Topic: Metrics and Distance Functions


view this post on Zulip Zachary Stone (Feb 27 2023 at 00:41):

There is a tricky detail about our current definition of pseudometric in terms of ball : M -> R -> M -> Prop.
There isn't always a distance function. You'd like a distance function dist : M -> M -> R with the property that

ball x eps y <-> dist x y < eps

and you'd really like

dist x y = inf_(eps | 0 < eps) ball x eps y)

However, this is not always possible. In particular, if there is a pair of x,y : M with ball x eps y for no values of eps, you can't construct a distance that'll satisfy triangle inequality and be compatible with ball. Let me include here some context I think is relevant:

limit_ball x eps y :=  if eps <= 1 then ball eps y else true

generates the same uniformity as ball).

Ok, so what are our options?

  1. One low-impact approach is to add a new axiom to pseudometric that says
ball_total x y : exists (eps : {posnum R}), ball x eps y

this is good enough to build the distance function we need.
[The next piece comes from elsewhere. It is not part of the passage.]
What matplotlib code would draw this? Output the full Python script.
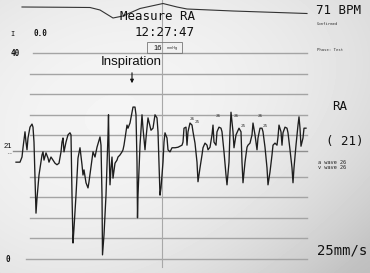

  1. A more "principled approach" is to also consider the stronger
ball_bounded : exists B, forall x y, ball x B y

Then we can add two new structures: totalPseudoMetricType and boundedPseudometricType, and prove that every "metrizable uniform structure" has all three extensions. And build some machinery to wlog add in whatever extra assumptions we need.

Any thoughts on the matter? I quite like option 2, but it dramatically benefit from waiting for HB to avoid all the awful boilerplate it would incur.

view this post on Zulip Pierre Roux (Feb 27 2023 at 08:01):

I don't grasp everything but 2. seems like a very strong hypothesis?

view this post on Zulip Julien Puydt (Feb 27 2023 at 08:50):

Indeed 2 looks like the whole space is bounded.

view this post on Zulip Zachary Stone (Feb 27 2023 at 14:08):

Yes. The result is a bit surprising. Given an unbounded metric, there is a bounded metric that generates the same topology. The limit_ball above is a simple way to achieve this. Another way to see this, recall f(x) = x/(x+1) is a continuous order isomorphism from [0,\oo) to [0,1). Given a metric d, it's straightforward to show f \o d is also a metric that generates the same topology as d


Last updated: Jun 22 2024 at 14:01 UTC